Kerby Jean-Raymond is the Haitian-American designer behind the label Pyer Moss. After freelancing for designers like Marc Jacobs, Jean-Raymond launched Pyer Moss in 2013 and has become recognized for collections that are deeply inspired by his New York City upbringing and the Black experience. For example, Moss has collaborated with brands like Cross Colours, held shows in historic Black venues like the Kings Theater in Flatbush, and highlighted the Black Lives Matter movement in one of his earliest runway shows. In 2018, Pyer Moss won the CFDA/Vogue Fashion Fund prize, one of the most prestigious awards in fashion.
Priya Ahluwalia, who is Indian and Nigerian, launched her men’s line in 2018 shortly after graduating from Westminster with an MA in menswear. Her line is built on sustainability and she makes pieces using deadstock and sustainable fabrics.
In 2016 LaStar Jackson II founded Saint Avenue, a streetwear brand based in Indiana that’s meant to inspire others.
This Chicago designer calls Chance the Rapper and Zendaya customers. She is most known for her drop crotch overalls, which she has been designing in small batches since 2011, but also offers graphic T-shirts and bespoke jackets. A crowning achievement for any designer, Rashid released her own Air Jordan collaboration in February 2020 in celebration of Chicago playing host to NBA All-Star Weekend.
Places + Faces
This UK brand began as a Tumblr page in 2013 that acted as a way for Imran Ciesay and Solomon Boyede to display their collection of backstage hip-hop concert photos. An initial line of logo T-shirts and hoodies has grown into a full-fledged brand that's been worn by stars including ASAP Ferg to Playboi Carti. P+F even dropped an official collab with Guess in 2019.
S.P. Badu and Spencer Badu
Spencer Badu is a Toronto-based designer behind the eponymous label and its streetwear offshoot S.P. Badu. His avant-garde garments have been cosigned by celebrities such as ASAP Rocky. Badu is currently one of many designers leading the movement for genderless clothing.
Gavin “Mizzle” Mathieu is a product of Los Angeles’ iconic Fairfax Avenue. He launched Supervsn in 2015 offering an assortment of essentials with a unique twist ranging from logo hoodies and T-shirts with the brand’s signature grid pattern to tie-dye cargo pants. Mizzle is also currently the creative director of YG’s 4Hunnid label.
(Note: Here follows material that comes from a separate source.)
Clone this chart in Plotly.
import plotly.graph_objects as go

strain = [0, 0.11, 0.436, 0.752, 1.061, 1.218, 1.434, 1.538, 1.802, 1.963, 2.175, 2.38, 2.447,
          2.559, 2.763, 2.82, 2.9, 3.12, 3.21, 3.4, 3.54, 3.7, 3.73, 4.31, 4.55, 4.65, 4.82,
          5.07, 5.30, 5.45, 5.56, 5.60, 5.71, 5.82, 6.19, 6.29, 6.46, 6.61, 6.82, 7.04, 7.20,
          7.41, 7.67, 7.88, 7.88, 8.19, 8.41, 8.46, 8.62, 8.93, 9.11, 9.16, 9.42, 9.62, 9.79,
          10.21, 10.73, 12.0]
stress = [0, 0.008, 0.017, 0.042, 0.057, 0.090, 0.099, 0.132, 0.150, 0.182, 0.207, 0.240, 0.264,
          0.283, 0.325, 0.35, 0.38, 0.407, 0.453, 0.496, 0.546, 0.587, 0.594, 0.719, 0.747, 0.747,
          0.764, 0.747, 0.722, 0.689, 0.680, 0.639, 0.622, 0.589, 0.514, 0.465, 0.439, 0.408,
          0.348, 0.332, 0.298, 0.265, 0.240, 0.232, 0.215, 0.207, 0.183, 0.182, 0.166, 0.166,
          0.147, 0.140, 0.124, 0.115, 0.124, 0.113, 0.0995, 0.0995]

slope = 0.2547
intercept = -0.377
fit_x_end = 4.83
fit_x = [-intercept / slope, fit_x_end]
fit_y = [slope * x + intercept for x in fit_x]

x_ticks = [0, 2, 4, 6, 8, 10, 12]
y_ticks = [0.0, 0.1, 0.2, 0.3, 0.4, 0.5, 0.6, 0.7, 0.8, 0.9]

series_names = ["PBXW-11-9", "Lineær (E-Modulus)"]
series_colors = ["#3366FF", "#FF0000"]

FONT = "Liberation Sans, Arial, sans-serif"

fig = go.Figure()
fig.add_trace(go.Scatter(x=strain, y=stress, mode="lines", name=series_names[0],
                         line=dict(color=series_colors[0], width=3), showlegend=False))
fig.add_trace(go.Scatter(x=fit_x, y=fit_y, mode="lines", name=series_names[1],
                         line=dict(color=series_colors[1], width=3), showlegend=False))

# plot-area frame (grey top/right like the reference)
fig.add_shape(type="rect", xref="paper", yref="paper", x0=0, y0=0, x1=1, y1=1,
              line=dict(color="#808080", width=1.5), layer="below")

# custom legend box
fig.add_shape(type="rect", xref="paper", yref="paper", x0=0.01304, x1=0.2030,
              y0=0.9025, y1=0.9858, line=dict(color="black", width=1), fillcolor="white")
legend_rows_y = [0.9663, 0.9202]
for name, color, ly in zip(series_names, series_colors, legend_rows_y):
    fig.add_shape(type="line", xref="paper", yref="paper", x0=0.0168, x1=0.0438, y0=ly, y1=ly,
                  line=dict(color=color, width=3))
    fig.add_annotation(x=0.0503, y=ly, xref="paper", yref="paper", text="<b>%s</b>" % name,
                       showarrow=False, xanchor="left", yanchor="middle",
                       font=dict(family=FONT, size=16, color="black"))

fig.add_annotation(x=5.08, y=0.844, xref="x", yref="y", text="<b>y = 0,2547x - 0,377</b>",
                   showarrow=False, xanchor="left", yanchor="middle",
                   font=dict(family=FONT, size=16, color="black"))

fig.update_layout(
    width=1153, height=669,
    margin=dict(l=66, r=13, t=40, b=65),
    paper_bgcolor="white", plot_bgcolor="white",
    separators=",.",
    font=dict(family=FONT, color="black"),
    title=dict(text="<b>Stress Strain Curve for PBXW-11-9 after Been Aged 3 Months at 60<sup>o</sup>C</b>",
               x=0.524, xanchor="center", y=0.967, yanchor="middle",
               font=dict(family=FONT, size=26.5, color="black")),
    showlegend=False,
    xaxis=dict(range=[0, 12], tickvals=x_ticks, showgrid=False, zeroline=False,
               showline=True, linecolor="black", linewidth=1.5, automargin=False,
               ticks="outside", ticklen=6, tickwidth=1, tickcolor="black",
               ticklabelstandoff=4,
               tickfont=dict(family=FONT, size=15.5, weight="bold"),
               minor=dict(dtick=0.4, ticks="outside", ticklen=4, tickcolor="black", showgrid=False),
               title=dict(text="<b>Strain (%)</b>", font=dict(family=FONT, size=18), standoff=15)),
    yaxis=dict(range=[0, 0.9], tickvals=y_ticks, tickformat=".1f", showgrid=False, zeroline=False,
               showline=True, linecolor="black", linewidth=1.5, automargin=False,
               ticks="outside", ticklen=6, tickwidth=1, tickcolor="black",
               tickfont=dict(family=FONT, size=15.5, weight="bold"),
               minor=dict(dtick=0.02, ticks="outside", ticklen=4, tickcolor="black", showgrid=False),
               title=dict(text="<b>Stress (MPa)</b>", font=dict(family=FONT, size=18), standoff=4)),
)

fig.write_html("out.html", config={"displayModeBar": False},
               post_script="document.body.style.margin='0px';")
The Liberian-American designer Telfar Clemens became a household name last year after his iconic leather tote bag was dubbed the “Bushwick Birkin.” However, the Queens, New York native has been changing the game for nearly 15 years and won the CFDA/Vogue Fashion Fund award in 2017. Clemens has built a unisex brand with eyecatching graphics and garments that feel accessible to anyone, which is why we’ll likely be seeing more people wear Telfar for years to come.
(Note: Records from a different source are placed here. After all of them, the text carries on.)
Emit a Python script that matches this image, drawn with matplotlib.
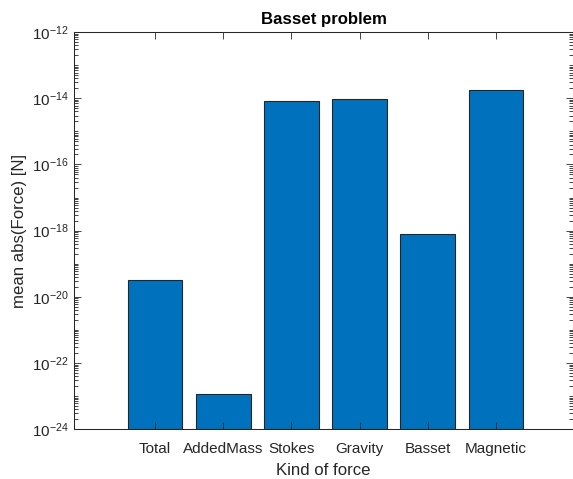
import matplotlib
matplotlib.use('Agg')
import matplotlib.pyplot as plt
import matplotlib.ticker as mticker
import numpy as np

forces = ['Total', 'AddedMass', 'Stokes', 'Gravity', 'Basset', 'Magnetic']
mean_abs = [3.2e-20, 1.02e-23, 8.45e-15, 9.3e-15, 8.1e-19, 1.78e-14]

plt.rcParams['font.family'] = ['Liberation Sans', 'DejaVu Sans']
plt.rcParams['mathtext.fontset'] = 'custom'
plt.rcParams['mathtext.rm'] = 'Liberation Sans'
plt.rcParams['mathtext.it'] = 'Liberation Sans:italic'
plt.rcParams['mathtext.bf'] = 'Liberation Sans:bold'

axcol = '#262626'
fig = plt.figure(figsize=(5.73, 4.79), dpi=100)
ax = fig.add_axes([0.129, 0.104, 0.871, 0.829])

x = np.arange(1, len(forces) + 1)
ax.bar(x, mean_abs, width=0.8, color='#0072BD', edgecolor='#262626', linewidth=0.8,
       bottom=1e-24)
ax.set_yscale('log')
ax.set_ylim(1e-24, 1e-12)
ax.set_xlim(1 - 81 / 68, len(forces) + 77 / 68)

ax.set_xticks(x)
ax.set_xticklabels(forces)
ax.yaxis.set_major_locator(mticker.FixedLocator([10.0 ** e for e in range(-24, -11, 2)]))
ax.yaxis.set_minor_locator(mticker.LogLocator(base=10, subs=np.arange(1, 10), numticks=100))
ax.yaxis.set_minor_formatter(mticker.NullFormatter())

ax.tick_params(axis='both', which='both', direction='in', top=True, right=True,
               colors=axcol, labelcolor=axcol, labelsize=11, width=0.6)
ax.tick_params(axis='both', which='major', length=5)
ax.tick_params(axis='x', which='major', pad=9)
ax.tick_params(axis='y', which='minor', length=3)
for s in ax.spines.values():
    s.set_color(axcol)
    s.set_linewidth(0.75)

ax.set_xlabel('Kind of force', fontsize=12.1, color=axcol, labelpad=5)
ax.set_ylabel('mean abs(Force) [N]', fontsize=12.1, color=axcol)
ax.set_title('Basset problem', fontsize=12.1, fontweight='bold', color='black', pad=6)

fig.savefig('out.png', dpi=100)
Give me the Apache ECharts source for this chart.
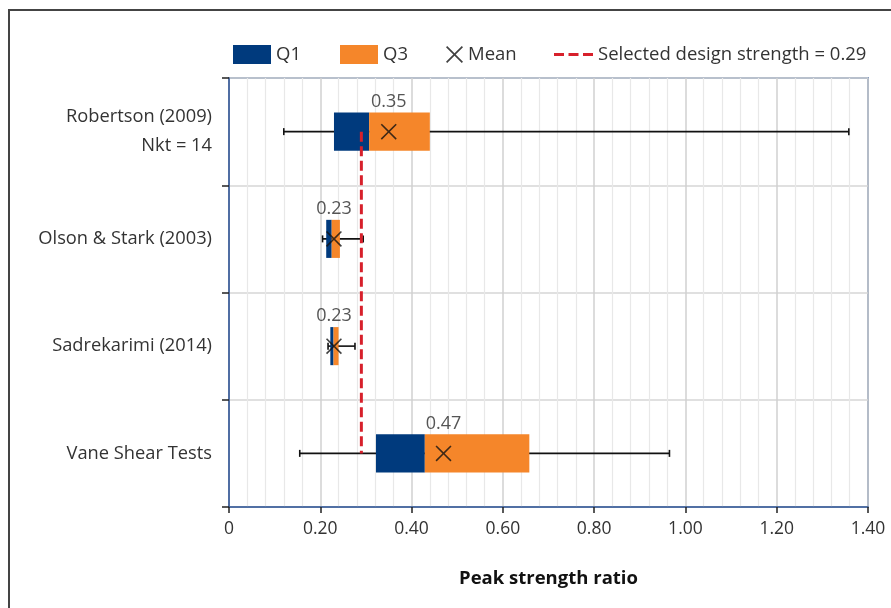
<!DOCTYPE html>
<html>
<head>
<meta charset="utf-8">
<script src="https://cdn.jsdelivr.net/npm/echarts@6/dist/echarts.min.js"></script>
<style>html,body{margin:0;padding:0;background:#fff;}#c{width:891px;height:608px;}</style>
</head>
<body>
<div id="c"></div>
<script>
const categories = ['Robertson (2009)\nNkt = 14', 'Olson & Stark (2003)', 'Sadrekarimi (2014)', 'Vane Shear Tests'];
const minVals  = [0.120, 0.205, 0.217, 0.155];
const q1Vals   = [0.230, 0.213, 0.222, 0.322];
const medVals  = [0.307, 0.225, 0.229, 0.429];
const q3Vals   = [0.440, 0.243, 0.240, 0.658];
const maxVals  = [1.358, 0.294, 0.276, 0.965];
const meanVals = [0.35, 0.23, 0.23, 0.47];
const designStrength = 0.29;

const FONT = 'Open Sans';
const TXT = '#333';
const NAVY = '#003a7d';
const ORANGE = '#f5862a';
const RED = '#d7202b';
const BLUE = '#2f5597';
const BOX = 0.355;
const XPATH = 'path://M0,7 L7,0 L50,43 L93,0 L100,7 L57,50 L100,93 L93,100 L50,57 L7,100 L0,93 L43,50 Z';
const DASHPATH = 'path://M0,0 h10 v3 h-10 Z M14.5,0 h10 v3 h-10 Z M29,0 h10 v3 h-10 Z';

function boxRender(params, api) {
  const yi = api.value(0);
  const a = api.coord([api.value(1), yi]);
  const b = api.coord([api.value(2), yi]);
  const h = api.size([0, 1])[1] * BOX;
  return { type: 'rect', shape: { x: a[0], y: a[1] - h / 2, width: b[0] - a[0], height: h },
           style: { fill: api.visual('color') } };
}
function whiskerRender(params, api) {
  const yi = api.value(0);
  const a = api.coord([api.value(1), yi]);
  const b = api.coord([api.value(2), yi]);
  const c = 3.5;
  const st = { stroke: '#111', lineWidth: 1.6 };
  return { type: 'group', children: [
    { type: 'line', shape: { x1: a[0], y1: a[1], x2: b[0], y2: b[1] }, style: st },
    { type: 'line', shape: { x1: a[0], y1: a[1] - c, x2: a[0], y2: a[1] + c }, style: st },
    { type: 'line', shape: { x1: b[0], y1: b[1] - c, x2: b[0], y2: b[1] + c }, style: st }
  ]};
}

const legendText = { fontFamily: FONT, fontSize: 18.5, color: TXT };
const chart = echarts.init(document.getElementById('c'));
chart.setOption({
  animation: false,
  backgroundColor: '#fff',
  graphic: [{ type: 'rect', silent: true, shape: { x: 9, y: 10, width: 900, height: 620 },
              style: { fill: 'none', stroke: '#444', lineWidth: 2 } }],
  legend: [
    { left: 228, top: 40, itemWidth: 38, itemHeight: 19, itemGap: 0, itemTextGap: 7, selectedMode: false,
      textStyle: legendText, data: [{ name: 'Q1', icon: 'rect' }] },
    { left: 335, top: 40, itemWidth: 38, itemHeight: 19, itemGap: 0, itemTextGap: 7, selectedMode: false,
      textStyle: legendText, data: [{ name: 'Q3', icon: 'rect' }] },
    { left: 441, top: 40, itemWidth: 17, itemHeight: 17, itemGap: 0, itemTextGap: 5, selectedMode: false,
      textStyle: legendText, data: [{ name: 'Mean', icon: XPATH }] },
    { left: 549, top: 40, itemWidth: 39, itemHeight: 19, itemGap: 0, itemTextGap: 7, selectedMode: false,
      textStyle: legendText,
      data: [{ name: 'Selected design strength = ' + designStrength.toFixed(2), icon: DASHPATH,
               itemStyle: { color: RED } }] }
  ],
  grid: { left: 229, right: 23, top: 78, bottom: 101, show: true, borderColor: BLUE, borderWidth: 1.5 },
  xAxis: {
    type: 'value', min: 0, max: 1.4, interval: 0.2,
    axisLine: { show: true, lineStyle: { color: BLUE, width: 1.5 } },
    axisTick: { show: true, length: 6, lineStyle: { color: '#222', width: 1.5 } },
    axisLabel: { margin: 13, fontFamily: FONT, fontSize: 17.5, color: TXT,
                 formatter: v => (v === 0 ? '0' : v.toFixed(2)) },
    splitLine: { show: true, lineStyle: { color: '#d0d0d0', width: 1.5 } },
    minorTick: { show: false, splitNumber: 5 },
    minorSplitLine: { show: true, lineStyle: { color: '#e8e8e8', width: 1.2 } },
    name: 'Peak strength ratio', nameLocation: 'middle', nameGap: 62,
    nameTextStyle: { fontFamily: FONT, fontSize: 18.5, fontWeight: 'bold', color: '#111' }
  },
  yAxis: {
    type: 'category', inverse: true, data: categories,
    axisLine: { show: true, lineStyle: { color: BLUE, width: 1.5 } },
    axisTick: { show: true, length: 7, lineStyle: { color: '#222', width: 1.5 } },
    axisLabel: { margin: 17, fontFamily: FONT, fontSize: 18.3, color: TXT, lineHeight: 29, align: 'right' },
    splitLine: { show: true, lineStyle: { color: '#d6d6d6', width: 1.5 } }
  },
  series: [
    { type: 'custom', name: 'whisker', renderItem: whiskerRender, encode: { x: [1, 2], y: 0 }, z: 2,
      data: categories.map((c, i) => [i, minVals[i], maxVals[i]]) },
    { type: 'custom', name: 'Q1', renderItem: boxRender, encode: { x: [1, 2], y: 0 }, z: 3,
      itemStyle: { color: NAVY },
      data: categories.map((c, i) => [i, q1Vals[i], medVals[i]]) },
    { type: 'custom', name: 'Q3', renderItem: boxRender, encode: { x: [1, 2], y: 0 }, z: 3,
      itemStyle: { color: ORANGE },
      data: categories.map((c, i) => [i, medVals[i], q3Vals[i]]) },
    { type: 'line', name: 'Selected design strength = ' + designStrength.toFixed(2), z: 4,
      symbol: 'none', showSymbol: false, lineStyle: { color: RED, width: 3, type: [10, 4.5] }, itemStyle: { color: RED },
      data: [[designStrength, 0], [designStrength, categories.length - 1]] },
    { type: 'scatter', name: 'Mean', z: 5, symbol: XPATH, symbolSize: 16,
      itemStyle: { color: '#111' },
      label: { show: true, position: 'top', distance: 13, fontFamily: FONT, fontSize: 18, color: '#2a2a2a',
               formatter: p => p.value[0].toFixed(2) },
      data: meanVals.map((v, i) => [v, i]) }
  ]
});
</script>
</body>
</html>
Originally founded by Mary Ann-Fusco and James Jebbia in 1989, New York City’s Union is known as one of the first streetwear stores to ever exist. Today, it is based in Los Angeles and led by Chris Gibbs, who has kept the pioneering streetwear store’s legacy alive and has developed its in-house label.
Although Kanye West’s clothing line has been around since 2015, and his sneaker collaborations with Adidas have remained popular, West took a break from designing collections up until this year when he dropped Yeezy Season 8 at Paris Fashion Week. As usual, his latest collection consisted of monochromatic, elevated, essentials. Despite Ye’s polarizing political views today, his influence and voice certainly urged the fashion industry to pay more attention to black designers.